>>>>> "Rich" == Rich Shepard <[email protected]> writes:

Rich>    While out of the state last week I was not able to use ssh to
Rich> access my office server. The hotel replaced their wifi with
Rich> ethernet (yay, team!) so there was no problem obtaining an IP
Rich> address from their provider's server.  However, packets would go
Rich> no further than a Frontier Communications server in Beaverton.

Rich>    I would like to understand why I could ping the server (mail
Rich> dot appl-ecosys dot com) by name or IP address (which I obtained
Rich> using 'host' since Frontier changes it several times each evening
Rich> and night), but traceroute and ssh failed to reach the same
Rich> destination.

[...]

Rich>    It is curious that traceroute fails at hop 8 for the name but
Rich> at hop 5 for the IP address. N.B. The two IP addresses are the
Rich> result of my saving the output on two different days and Frontier
Rich> had changed it between attempts.

Rich>    My interpretation is that this is a telco issue. Is that
Rich> correct?
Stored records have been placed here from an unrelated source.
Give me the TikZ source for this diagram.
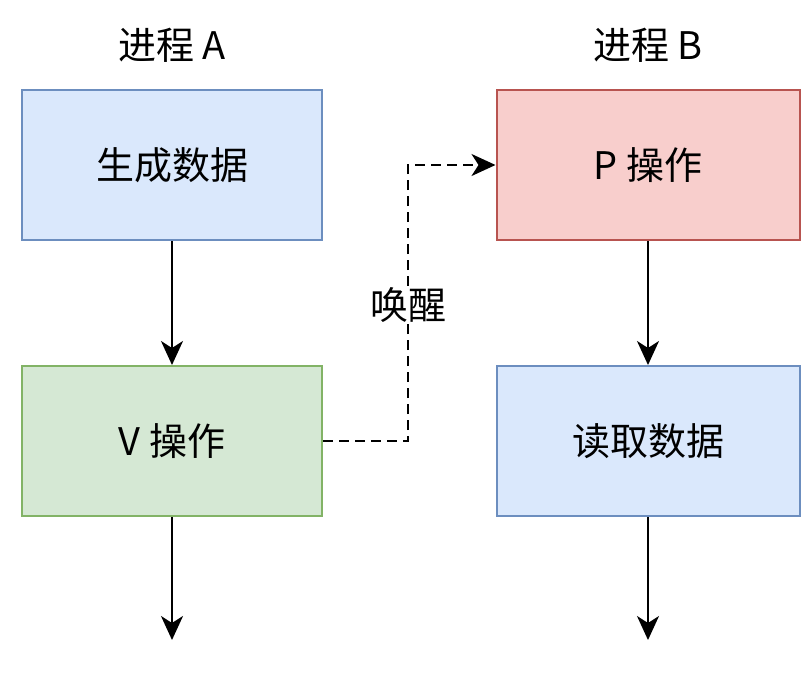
\documentclass[tikz,border=0pt]{standalone}
\usepackage{fontspec}
\setmainfont{Noto Sans CJK SC}
\usetikzlibrary{arrows.meta,positioning}
\definecolor{procblue}{HTML}{DAE8FC}
\definecolor{procbluedraw}{HTML}{6C8EBF}
\definecolor{procgreen}{HTML}{D5E8D4}
\definecolor{procgreendraw}{HTML}{82B366}
\definecolor{procred}{HTML}{F8CECC}
\definecolor{procreddraw}{HTML}{B85450}

\begin{document}
\begin{tikzpicture}[x=1pt,y=-1pt,>={Stealth[length=24pt,width=22pt,inset=7pt]},
  font=\fontsize{38}{44}\selectfont,
  box/.style={rectangle,line width=2pt,minimum width=300pt,minimum height=150pt,inner sep=0pt},
  flow/.style={->,line width=2pt}]
 \useasboundingbox (0,0) rectangle (811,672);
 \node (titleA) at (172,45) {进程 A};
 \node (titleB) at (648,45) {进程 B};
 \node[box,fill=procblue,draw=procbluedraw] (gen) at (172,165) {生成数据};
 \node[box,fill=procgreen,draw=procgreendraw] (vop) at (172,441) {V 操作};
 \node[box,minimum width=303pt,fill=procred,draw=procreddraw] (pop) at (648,165) {P 操作};
 \node[box,minimum width=303pt,fill=procblue,draw=procbluedraw] (read) at (648,441) {读取数据};
 \coordinate (endA) at (172,640);
 \coordinate (endB) at (648,640);
 \coordinate (wakeL) at (408,441);
 \coordinate (wakeU) at (408,165);
 \draw[flow] (gen) -- (vop);
 \draw[flow] (vop) -- (endA);
 \draw[flow] (pop) -- (read);
 \draw[flow] (read) -- (endB);
 \draw[flow,dash pattern=on 10pt off 6pt] (vop.east) -- (wakeL) -- (wakeU) -- (pop.west);
 \node[fill=white,inner sep=1pt] (wake) at (408,305) {唤醒};
\end{tikzpicture}
\end{document}
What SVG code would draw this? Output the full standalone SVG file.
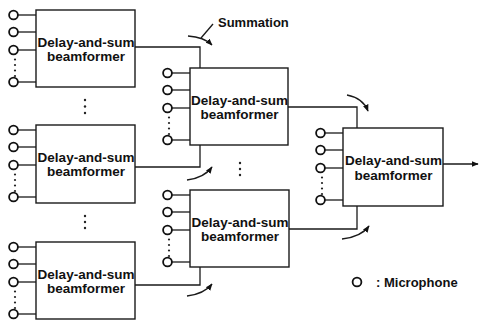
<svg xmlns="http://www.w3.org/2000/svg" width="479" height="322" viewBox="0 0 479 322">
<defs>
<style>
.box{fill:#fff;stroke:#1a1a1a;stroke-width:1.4}
.ln{fill:none;stroke:#1a1a1a;stroke-width:1.3}
.mic{fill:#fff;stroke:#111;stroke-width:1.8}
.dot{fill:#222}
.t{font-family:"Liberation Sans",Arial,sans-serif;font-weight:bold;font-size:13.5px;fill:#111;text-anchor:middle}
.lbl{font-family:"Liberation Sans",Arial,sans-serif;font-weight:bold;font-size:13px;fill:#111}
</style>
<marker id="ah" viewBox="0 0 10 10" refX="9" refY="5" markerWidth="7" markerHeight="7" orient="auto" markerUnits="userSpaceOnUse">
<path d="M0,1 L10,5 L0,9 z" fill="#111"/>
</marker>
<g id="mics">
<line class="ln" x1="-18" y1="5" x2="0" y2="5"/>
<line class="ln" x1="-18" y1="22" x2="0" y2="22"/>
<line class="ln" x1="-18" y1="40" x2="0" y2="40"/>
<line class="ln" x1="-18" y1="72" x2="0" y2="72"/>
<circle class="mic" cx="-22.5" cy="5" r="4.4"/>
<circle class="mic" cx="-22.5" cy="22" r="4.4"/>
<circle class="mic" cx="-22.5" cy="40" r="4.4"/>
<circle class="mic" cx="-22.5" cy="72" r="4.4"/>
<circle class="dot" cx="-21" cy="49.5" r="1.1"/>
<circle class="dot" cx="-21" cy="55" r="1.1"/>
<circle class="dot" cx="-21" cy="60.5" r="1.1"/>
<circle class="dot" cx="-21" cy="66" r="1.1"/>
</g>
</defs>

<g id="connectors">
<polyline class="ln" points="135,47 200,47 200,68"/>
<polyline class="ln" points="135,167 200,167 200,145"/>
<polyline class="ln" points="135,285 200,285 200,267"/>
<polyline class="ln" points="288,107 357,107 357,128"/>
<polyline class="ln" points="289,229 357,229 357,206"/>
<line class="ln" x1="443" y1="164" x2="478" y2="164" marker-end="url(#ah)"/>
<path class="ln" d="M188,36 Q204,37 212,45" marker-end="url(#ah)"/>
<line class="ln" x1="213" y1="24" x2="201" y2="38"/>
<path class="ln" d="M187,180 Q204,178 212,167" marker-end="url(#ah)"/>
<path class="ln" d="M187,296 Q204,294 212,284" marker-end="url(#ah)"/>
<path class="ln" d="M347,95 Q363,98 368,111" marker-end="url(#ah)"/>
<path class="ln" d="M342,239 Q361,237 369,226" marker-end="url(#ah)"/>
</g>

<g id="bf1">
<use href="#mics" x="36" y="10"/>
<rect class="box" x="36" y="10" width="99" height="77"/>
<text class="t" x="86" y="47">Delay-and-sum</text>
<text class="t" x="86" y="61">beamformer</text>
</g>
<g id="bf2">
<use href="#mics" x="36" y="125"/>
<rect class="box" x="36" y="125" width="99" height="78"/>
<text class="t" x="86" y="162">Delay-and-sum</text>
<text class="t" x="86" y="176">beamformer</text>
</g>
<g id="bf3">
<use href="#mics" x="36" y="242"/>
<rect class="box" x="36" y="242" width="99" height="77"/>
<text class="t" x="86" y="279">Delay-and-sum</text>
<text class="t" x="86" y="293">beamformer</text>
</g>
<g id="bf4">
<use href="#mics" x="190" y="68"/>
<rect class="box" x="190" y="68" width="98" height="77"/>
<text class="t" x="239.5" y="105">Delay-and-sum</text>
<text class="t" x="239.5" y="119">beamformer</text>
</g>
<g id="bf5">
<use href="#mics" x="190" y="190"/>
<rect class="box" x="190" y="190" width="99" height="77"/>
<text class="t" x="240" y="227">Delay-and-sum</text>
<text class="t" x="240" y="241">beamformer</text>
</g>
<g id="bf6">
<use href="#mics" x="343" y="128"/>
<rect class="box" x="343" y="128" width="100" height="78"/>
<text class="t" x="393.5" y="165">Delay-and-sum</text>
<text class="t" x="393.5" y="180">beamformer</text>
</g>

<g id="ellipses">
<circle class="dot" cx="85" cy="100" r="1.2"/>
<circle class="dot" cx="85" cy="106.5" r="1.2"/>
<circle class="dot" cx="85" cy="113" r="1.2"/>
<circle class="dot" cx="85" cy="216" r="1.2"/>
<circle class="dot" cx="85" cy="222" r="1.2"/>
<circle class="dot" cx="85" cy="228" r="1.2"/>
<circle class="dot" cx="240" cy="163" r="1.2"/>
<circle class="dot" cx="240" cy="169" r="1.2"/>
<circle class="dot" cx="240" cy="175" r="1.2"/>
</g>

<g id="summation-label">
<text class="lbl" x="218" y="27">Summation</text>
</g>
<g id="legend">
<circle class="mic" cx="357" cy="282" r="4.4"/>
<text class="lbl" x="376" y="287">: Microphone</text>
</g>
</svg>
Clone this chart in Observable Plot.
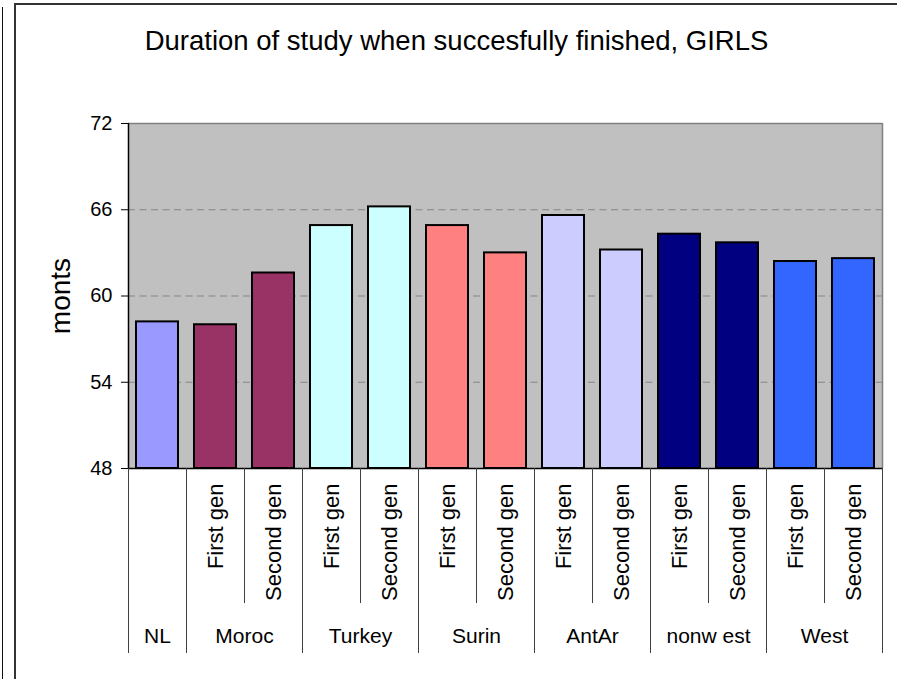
<!DOCTYPE html>
<html><head><meta charset="utf-8">
<script src="https://cdn.jsdelivr.net/npm/d3@7"></script>
<script src="https://cdn.jsdelivr.net/npm/@observablehq/plot@0.6"></script>
<style>
html,body{margin:0;padding:0;background:#fff;}
#wrap{position:relative;width:897px;height:679px;overflow:hidden;font-family:"Liberation Sans",Arial,sans-serif;}
#edge{position:absolute;left:2px;top:7px;width:0;height:700px;border-left:1px solid #111;}
#box{position:absolute;left:14px;top:3px;width:900px;height:700px;border-left:2px solid #333;border-top:2px solid #333;}
#title{position:absolute;left:16px;width:881px;top:25px;text-align:center;font-size:27.5px;color:#000;white-space:nowrap;}
#chart{position:absolute;left:0;top:0;}
</style></head><body>
<div id="wrap"><div id="edge"></div><div id="box"></div><div id="chart"></div>
<div id="title">Duration of study when succesfully finished, GIRLS</div></div>
<script>
// ---- data ----
const groups = ["NL", "Moroc", "Turkey", "Surin", "AntAr", "nonw est", "West"];
const categoryGroup = ["NL", "Moroc", "Moroc", "Turkey", "Turkey", "Surin", "Surin", "AntAr", "AntAr", "nonw est", "nonw est", "West", "West"];
const categoryGen = ["", "First gen", "Second gen", "First gen", "Second gen", "First gen", "Second gen", "First gen", "Second gen", "First gen", "Second gen", "First gen", "Second gen"];
const months = [58.2, 58.0, 61.6, 64.9, 66.2, 64.9, 63.0, 65.6, 63.2, 64.3, 63.7, 62.4, 62.6];
const yTicks = [48, 54, 60, 66, 72];
const yLabel = "monts";
const groupColors = ["#9999FF", "#993366", "#CCFFFF", "#FF8080", "#CCCCFF", "#000080", "#3366FF"];

// ---- layout ----
const W = 897, H = 679, mL = 128, mR = 15, mT = 123, mB = 211;
const subRow = 135, fullRow = 185;
const n = months.length;
const rows = months.map((v, i) => ({i, group: categoryGroup[i], gen: categoryGen[i], v}));
const bounds = d3.range(n + 1).map(i => ({i, long: i === 0 || i === n || categoryGroup[i] !== categoryGroup[i - 1]}));
const spans = groups.map(g => {
  const idx = rows.filter(r => r.group === g).map(r => r.i);
  return {g, mid: (d3.min(idx) + d3.max(idx) + 1) / 2};
});
const yMin = yTicks[0], yMax = yTicks[yTicks.length - 1];

const chart = Plot.plot({
  width: W, height: H,
  marginLeft: mL, marginRight: mR, marginTop: mT, marginBottom: mB,
  style: {fontFamily: "Liberation Sans, Arial, sans-serif", background: "transparent", overflow: "visible", color: "#000"},
  x: {domain: [0, n], axis: null},
  y: {domain: [yMin, yMax], axis: null},
  color: {domain: groups, range: groupColors},
  marks: [
    Plot.frame({fill: "#C0C0C0", stroke: "none"}),
    Plot.ruleY(yTicks.slice(1, -1), {stroke: "#858585", strokeDasharray: "7,4.5", strokeWidth: 1}),
    Plot.ruleY([yMax], {stroke: "#808080", strokeWidth: 1.5}),
    Plot.ruleX([n], {stroke: "#808080", strokeWidth: 1.5}),
    Plot.rect(rows, {x1: "i", x2: d => d.i + 1, y1: yMin, y2: "v", fill: "group", stroke: "#000", strokeWidth: 2, insetLeft: 8, insetRight: 8}),
    Plot.ruleX([0], {stroke: "#000", strokeWidth: 1.5}),
    Plot.ruleY([yMin], {stroke: "#000", strokeWidth: 1.5}),
    Plot.axisY({ticks: yTicks, tickSize: 7, tickPadding: 9, fontSize: 20, label: null, tickFormat: d => String(d)}),
    Plot.text([yLabel], {frameAnchor: "left", text: d => d, rotate: -90, textAnchor: "middle", dx: -67, fontSize: 28}),
    Plot.ruleX(bounds.filter(b => b.long), {x: "i", y1: yMin, y2: yMin, insetBottom: -fullRow, stroke: "#404040", strokeWidth: 1}),
    Plot.ruleX(bounds.filter(b => !b.long), {x: "i", y1: yMin, y2: yMin, insetBottom: -subRow, stroke: "#404040", strokeWidth: 1}),
    Plot.text(rows.filter(r => r.gen), {x: d => d.i + 0.5, y: yMin, text: "gen", rotate: -90, textAnchor: "end", dy: 15, fontSize: 22}),
    Plot.text(spans, {x: "mid", y: yMin, text: "g", dy: 168, fontSize: 21})
  ]
});
document.getElementById("chart").appendChild(chart);
</script>
</body></html>
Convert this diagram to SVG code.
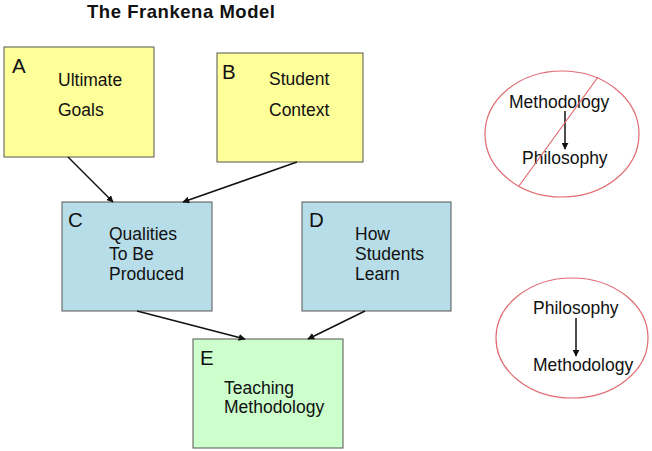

If so, is there anything I can do should this problem
Rich> re-appear the next time I'm away from the office?

Ping and ordinary traceroute is an inadequate test.  ICMP ping requests
are sometimes dropped.  You should also test with tcptraceroute, which
disguises itself as a regular TCP connection and is much less likely to
be dropped.  You can try port 80 or port 22, and that should tell you
where the packets get lost, e.g.:

  $ tcptraceroute <ipaddr> <port>

One possibility is that your IP address was stale and pointing at
someone different than your server.  There are many other possiblities.


-- 
Russell Senior, President
[email protected]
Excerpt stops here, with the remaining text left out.